Approaching quickly on February 8th is the sales tax election for Sapulpa, and residents are highly encouraged to vote and give their ‘two cents’.
The election would be a renewal of the existing two cents sales tax for the city, extending the tax into perpetuity so it doesn’t have to come before the board unless necessary.
The two cents are not a tax raise, but an extension of what was established in 1989 and extended in 2006. Mark Lawson, Director of Economic Development, ensures the breakdown of spending from the sales tax isn’t changing either, and that this sales tax extending into perpetuity just means it doesn’t waste time coming before the board every so often for nothing to change. The sales tax can still be brought up and changed if it needs to, however. Perpetuity brings stability to the city and its budget with year-to-year certainty.
The current revenue from the sales tax is just over 7 million dollars, and Lawson says a loss of that sum could lead to serious cuts or even raised rates for Sapulpa residents. The revenue accounts for a larger portion of the budget, about 30% of the General Fund, which would be a considerable raise in utility rates like sewer and water, or a drastic cut in the city’s budget, or both.

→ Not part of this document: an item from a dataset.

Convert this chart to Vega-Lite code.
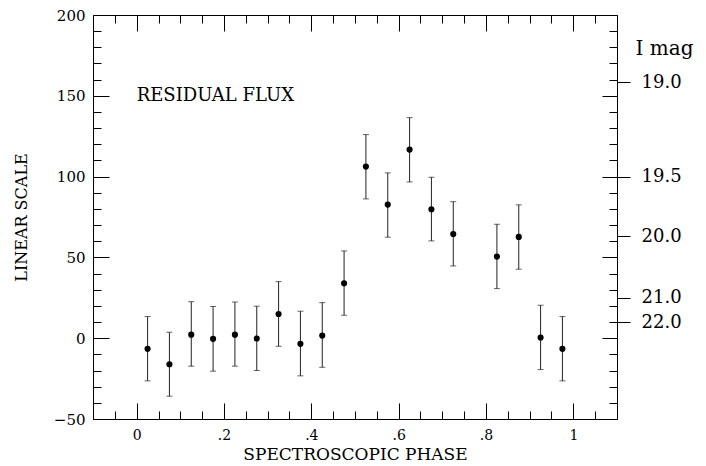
{
  "$schema": "https://vega.github.io/schema/vega-lite/v6.json",
  "width": 524,
  "height": 404,
  "autosize": {"type": "none"},
  "padding": {"left": 93, "top": 15, "right": 89, "bottom": 47},
  "background": "white",
  "config": {
    "view": {"stroke": null},
    "axis": {
      "grid": false,
      "domainColor": "black",
      "domainWidth": 1,
      "tickColor": "black",
      "tickWidth": 1,
      "labelFont": "DejaVu Serif",
      "labelFontSize": 14,
      "labelColor": "black",
      "titleFont": "DejaVu Serif",
      "titleFontSize": 16,
      "titleFontWeight": "normal",
      "titleColor": "black",
      "labelFlush": false,
      "labelOverlap": false
    }
  },
  "data": {
    "values": [
      {"phase": 0.025, "flux": -6.6, "lo": -26.4, "hi": 13.4},
      {"phase": 0.075, "flux": -16.1, "lo": -35.9, "hi": 3.7},
      {"phase": 0.125, "flux": 2.2, "lo": -17.3, "hi": 22.6},
      {"phase": 0.175, "flux": -0.4, "lo": -20.4, "hi": 19.6},
      {"phase": 0.225, "flux": 2.2, "lo": -17.3, "hi": 22.4},
      {"phase": 0.275, "flux": -0.2, "lo": -20.0, "hi": 19.8},
      {"phase": 0.325, "flux": 15.0, "lo": -5.0, "hi": 35.0},
      {"phase": 0.375, "flux": -3.5, "lo": -23.3, "hi": 16.7},
      {"phase": 0.425, "flux": 1.6, "lo": -18.0, "hi": 22.0},
      {"phase": 0.475, "flux": 34.0, "lo": 14.2, "hi": 54.0},
      {"phase": 0.525, "flux": 106.2, "lo": 86.2, "hi": 126.0},
      {"phase": 0.575, "flux": 82.7, "lo": 62.5, "hi": 102.3},
      {"phase": 0.625, "flux": 116.7, "lo": 96.7, "hi": 136.5},
      {"phase": 0.675, "flux": 79.8, "lo": 60.2, "hi": 99.6},
      {"phase": 0.725, "flux": 64.5, "lo": 44.7, "hi": 84.5},
      {"phase": 0.825, "flux": 50.5, "lo": 30.7, "hi": 70.5},
      {"phase": 0.875, "flux": 62.7, "lo": 42.7, "hi": 82.5},
      {"phase": 0.925, "flux": 0.4, "lo": -19.4, "hi": 20.4},
      {"phase": 0.975, "flux": -6.6, "lo": -26.4, "hi": 13.4}
    ]
  },
  "resolve": {"axis": {"x": "independent", "y": "independent"}},
  "layer": [
    {
      "mark": {"type": "rule", "color": "#222", "strokeWidth": 1},
      "encoding": {
        "x": {
          "field": "phase", "type": "quantitative",
          "scale": {"domain": [-0.1, 1.1], "nice": false, "zero": false},
          "axis": {
            "orient": "bottom",
            "values": [0, 0.2, 0.4, 0.6, 0.8, 1],
            "tickSize": -16,
            "labelPadding": 25,
            "labelExpr": "datum.value == 0 ? '0' : datum.value == 1 ? '1' : replace(format(datum.value, '.1f'), '0.', '.')",
            "title": "SPECTROSCOPIC PHASE",
            "titleFontSize": 17,
            "titlePadding": 4
          }
        },
        "y": {
          "field": "lo", "type": "quantitative",
          "scale": {"domain": [-50, 200], "nice": false, "zero": false},
          "axis": {
            "orient": "left",
            "values": [-50, 0, 50, 100, 150, 200],
            "tickSize": -16,
            "labelPadding": 24,
            "labelFontSize": 15,
            "title": "LINEAR SCALE",
            "titlePadding": 24
          }
        },
        "y2": {"field": "hi"}
      }
    },
    {
      "mark": {"type": "tick", "orient": "horizontal", "color": "#222", "size": 6, "thickness": 1},
      "encoding": {
        "x": {
          "field": "phase", "type": "quantitative",
          "scale": {"domain": [-0.1, 1.1], "nice": false, "zero": false},
          "axis": {
            "orient": "bottom",
            "values": [-0.05, 0.05, 0.1, 0.15, 0.25, 0.3, 0.35, 0.45, 0.5, 0.55, 0.65, 0.7, 0.75, 0.85, 0.9, 0.95, 1.05],
            "tickSize": -8,
            "labels": false,
            "title": null
          }
        },
        "y": {
          "field": "lo", "type": "quantitative",
          "scale": {"domain": [-50, 200], "nice": false, "zero": false},
          "axis": {
            "orient": "left",
            "values": [-40, -30, -20, -10, 10, 20, 30, 40, 60, 70, 80, 90, 110, 120, 130, 140, 160, 170, 180, 190],
            "tickSize": -8,
            "labels": false,
            "domain": false,
            "title": null
          }
        }
      }
    },
    {
      "mark": {"type": "tick", "orient": "horizontal", "color": "#222", "size": 6, "thickness": 1},
      "encoding": {
        "x": {
          "field": "phase", "type": "quantitative",
          "scale": {"domain": [-0.1, 1.1], "nice": false, "zero": false},
          "axis": {
            "orient": "top",
            "values": [0, 0.2, 0.4, 0.6, 0.8, 1],
            "tickSize": -16,
            "labels": false,
            "title": null
          }
        },
        "y": {
          "field": "hi", "type": "quantitative",
          "scale": {"domain": [-50, 200], "nice": false, "zero": false},
          "axis": {
            "orient": "right",
            "values": [-50, 0, 50, 100, 150, 200],
            "tickSize": -15,
            "labels": false,
            "title": null
          }
        }
      }
    },
    {
      "mark": {"type": "circle", "color": "black", "size": 38, "opacity": 1},
      "encoding": {
        "x": {
          "field": "phase", "type": "quantitative",
          "scale": {"domain": [-0.1, 1.1], "nice": false, "zero": false},
          "axis": {
            "orient": "top",
            "values": [-0.05, 0.05, 0.1, 0.15, 0.25, 0.3, 0.35, 0.45, 0.5, 0.55, 0.65, 0.7, 0.75, 0.85, 0.9, 0.95, 1.05],
            "tickSize": -8,
            "labels": false,
            "domain": false,
            "title": null
          }
        },
        "y": {
          "field": "flux", "type": "quantitative",
          "scale": {"domain": [-50, 200], "nice": false, "zero": false},
          "axis": {
            "orient": "right",
            "values": [-40, -30, -20, -10, 10, 20, 30, 40, 60, 70, 80, 90, 110, 120, 130, 140, 160, 170, 180, 190],
            "tickSize": -8,
            "labels": false,
            "domain": false,
            "title": null
          }
        }
      }
    },
    {
      "data": {"values": [{"label": "RESIDUAL FLUX"}]},
      "mark": {"type": "text", "align": "left", "baseline": "middle", "font": "DejaVu Serif", "fontSize": 18, "color": "black"},
      "encoding": {
        "text": {"field": "label"},
        "x": {
          "datum": 0, "type": "quantitative",
          "scale": {"domain": [-0.1, 1.1], "nice": false, "zero": false},
          "axis": null
        },
        "y": {
          "datum": 150, "type": "quantitative",
          "scale": {"domain": [-50, 200], "nice": false, "zero": false},
          "axis": {
            "orient": "right",
            "values": [158.5, 100, 63.1, 25.1, 10],
            "tickSize": 13,
            "labelPadding": 11,
            "labelFontSize": 18,
            "labelAlign": "left",
            "domain": false,
            "labelExpr": "datum.value > 150 ? '19.0' : datum.value > 90 ? '19.5' : datum.value > 60 ? '20.0' : datum.value > 20 ? '21.0' : '22.0'",
            "title": "I mag",
            "titleAngle": 0,
            "titleAlign": "left",
            "titleBaseline": "middle",
            "titleX": 18,
            "titleY": 33,
            "titleFontSize": 20
          }
        }
      }
    }
  ]
}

Lawson agreed no one likes to pay taxes, but when it translates to which services you want, you have to evaluate if the tax is worth it. Rising utility rates would only affect Sapulpa residents getting their services from the city, some bills more than doubling, while a sales tax captures funds from a much larger pool. A high sales tax might push shoppers away, possibly choosing a city with a lower percentage.
“No one likes paying sales tax,” Lawson reiterated, “but we’d still be very competitive regionally.” Several nearby municipalities, Jenks, Bixby and Glenpool included, already have a 2 or 3 cent in perpetuity for sales tax. Cities in Oklahoma are the only in the country that rely on sales tax to operate. Ad Valorem taxes, of which property taxes are an example, are limited for municipalities due to Article X Section 9 in the Oklahoma Constitution. To use ad valorem taxes for cities, the entire way the city funds things would have to be re-structured. Other states in America allow their cities to blend different types of taxes.
Early voting begins on Thursday, February 3rd and Friday, February 4th. City officials highly encourage Sapulpa citizens to vote, voice their opinions and give their two cents on the two cents sales tax. The official election takes place on Tuesday, February 8th.